You argue that cyberwarfare necessitates a rethink of the U.S. military: its strategies and tactics as well as even more basic elements like its organization. In your vision, what would a U.S. military adapted to cyberwarfare look like?
Instead of a military designed to operate with a small number of big things – carrier groups, air wings, army and Marine divisions and brigades – it would be a military of many small formations. Look at what just 11 Green Beret A-Teams (just under 200 soldiers) did in the fall of 2001: they drove the Taliban and al-Qaida from power in Afghanistan. Things only went awry in that sad land later on when the allied force got bigger, stodgier, and decided to remake the Afghan forces in the Western image. A fatal mistake, as we turned some of the world’s best natural warriors into one of the world’s worst armies, as we have recently seen.
My preference for a military of the “many and the small” is based on the belief that an information advantage – the true heart of cyberwar – coupled with swift, accurate weaponry coming from aircraft and other sources of supporting fires is the key to victory in the future.
What are the hopes for cyber arms control, especially as there are acute tensions between major players like China, Russia, and the United States? How can arms control initiatives deal with the role of non-state actors, who would not be bound by any treaty?
Twenty-five years ago, as I describe in the book about my meetings with the Russians, they were eager to engage in behavior-based cyber arms control. When I went to my Pentagon masters in support of this idea, the response was, “They only want this because we’re so far ahead.” Well, that situation has changed. Radically.
I’m glad that President Biden has rekindled the idea of exploring cyber arms control with President Putin. And I believe that President Xi, who discussed this idea with President Obama in 2015, can be brought on board as well. If the Big Three come to a behavior-based cyber arms control agreement, many other nations will fall in line as well.

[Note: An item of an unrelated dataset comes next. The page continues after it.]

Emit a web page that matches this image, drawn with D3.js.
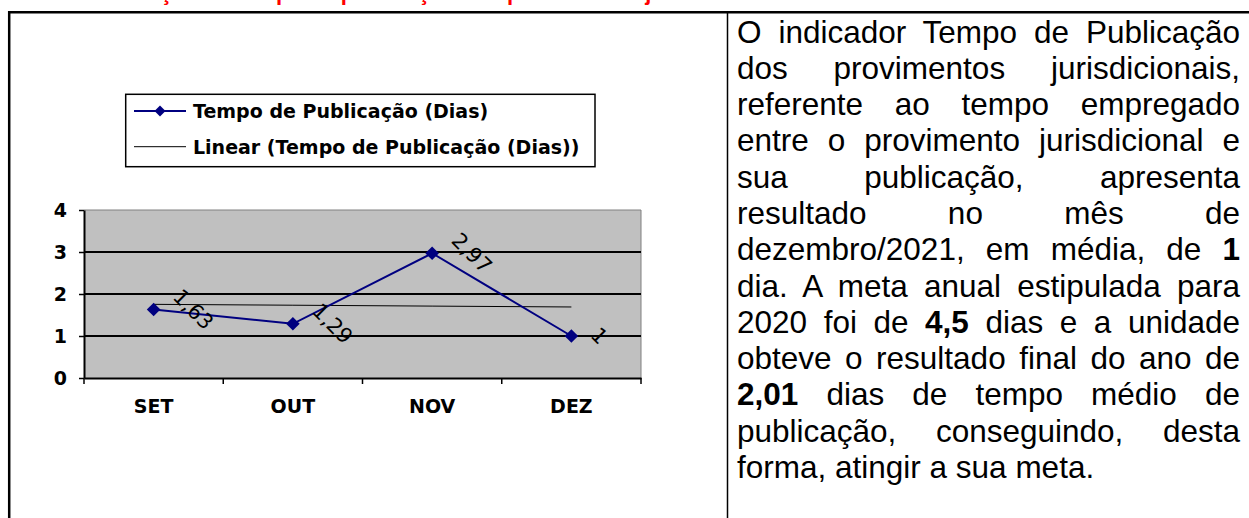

With regard to nonstate actors, a world in which there is a “Cyber Arms Convention” is one in which they will no longer have safe havens in which to operate as, for example, the Internet Research Agency has had for years in Russia. There is only upside to the pursuit of cyber arms control.
How can states meaningfully respond to cyberattacks – like, say, the recent hack of Microsoft Exchange – in order to both mitigate the damage and deter future attacks?
It troubles me to hear a lot of loose talk about retaliatory cyberattacks. What if we’re wrong about who really mounted an attack? And even if we’re right, an escalatory series of cyberattacks can only hurt the United States more, as we have the most open and richest set of targets in the world.
I’m even more concerned about the talk regarding using traditional military force in response to cyberattacks, something to which even President Biden alluded recently when he said that a sufficiently serious incident might get us into a “shooting war.” Most dangerous. Far better to realize, as I argue in the book, that the United States is the world’s most imbalanced cyber power. We have terrific offensive capabilities but terrible defenses. Recent hacks and ransomware attacks should prompt serious redesign of our cyber defenses, not prompt counterproductive and highly destabilizing retaliatory attacks.